The creative and performing arts category can include the fields of architecture, ethnomusicology, and creative writing, as well as drama, film, music (composition and performance), dance and the full spectrum of visual arts media. The initial screening for all Fulbright applicants, both in the creative and performing arts and other disciplines, takes place within the US. Each subgroup will have its own National Screening Committee (NSC) made up of professionals in that area. The NSCs are looking for talent and potential and their members may not be experts in the student's country of application. Portfolios are of vital importance. If the NSC doesn't like the portfolio, it may not even review the application. If the portfolio passes muster, recommendations will be reviewed quite closely. Recommenders for arts applicants are asked to address the importance of the experience abroad in the applicant's development as an artist.
NSCs in the arts have no limit on the number of applications they can forward to different host countries for review. They can recommend applications from all people that they feel have the talent and potential as artists to make good use of the grant. The Fulbright Commissions in the host country will look more closely at things like preparation in foreign language (if applicable), knowledge of host country and evidence of appropriate background, viability of the project, etc. In the host country screening, the artists are rolled into the general applicant pool. Most countries do not reserve grants for artists.
While a creative or performing arts proposal does not always require the level of specificity required of a humanities or social science research proposal, you must address the same basic points: when and where you wish to do the project, what resources you will have available to help you do it, and, perhaps most importantly, why you wish to do it. You must be able to state clearly why it is imperative for you to be abroad to carry out your project and why it is important to your development as an artist. Remember that, even if your primary purpose while you are abroad is to create, there is always a research element that needs to be identified and articulated persuasively. Studying light and color, viewing museum or gallery works, attending concerts, and visiting sites all can constitute research for this sort of application. Students should be able to speak to that element of their project and may find that there is clear overlap between the defining the research component and explaining the necessity of being abroad to carry out the project. It is important that a student know enough background information in their subject area as it pertains to the host country to be able to present an intelligent proposal. Please refer to the information in the section on Academic Grants.
Potential problem points:
- Language Preparation: Most countries require that you have basic skills in their language so that you can have interactions with nationals of the host country in their language, even if your working language will be English. Some countries, including France, Italy, and Austria, will not consider applicants without strong language skills. Others will provide additional training for Fulbright grant recipients. Again, please check the Fulbright website for further information.
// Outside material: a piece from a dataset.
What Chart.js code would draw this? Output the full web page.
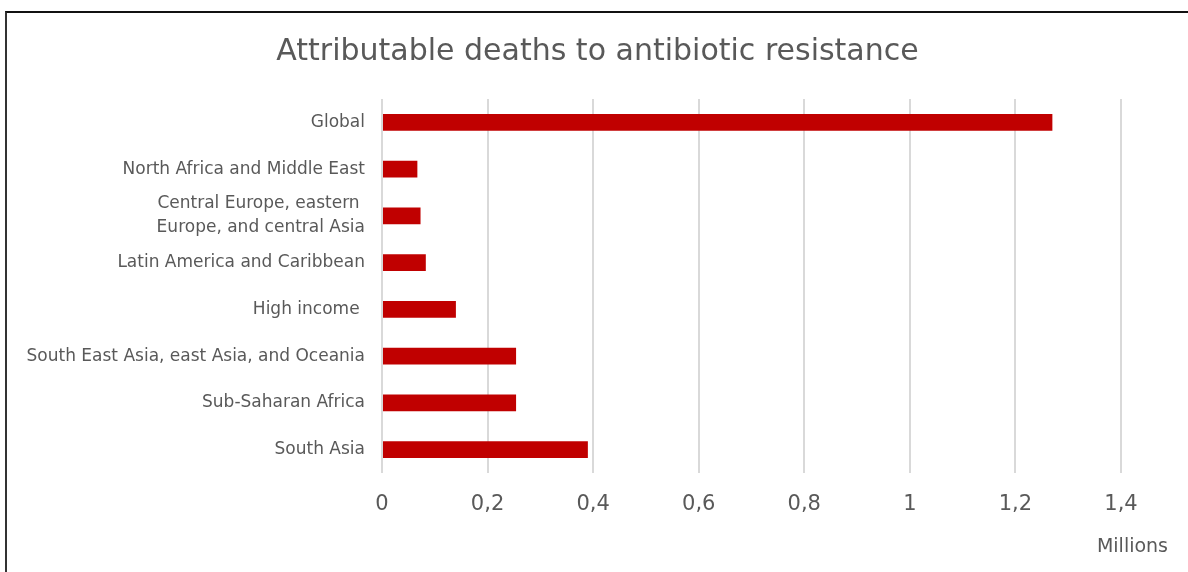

- Affiliation: Applicants in the creative and performing arts, like other Fulbright applicants, must have an affiliation within the host country. This may be with a university, an institute, or, in some cases, with an individual, gallery, or group, but it is an important part of the application. Generally a university affiliation is preferred.
Some countries are more receptive to applications from creative and performing artists than others. There is a list of those countries on the Fulbright website. Please check the country profiles to make certain you are applying to country that will welcome artists.
WU Fulbright Committee members are happy to advise applicants and offer feedback and insight on their projects as they develop. Fulbright Program managers can do so as well, and may be uniquely suited to comment on which countries are most welcoming to certain projects or where you should look for affiliations.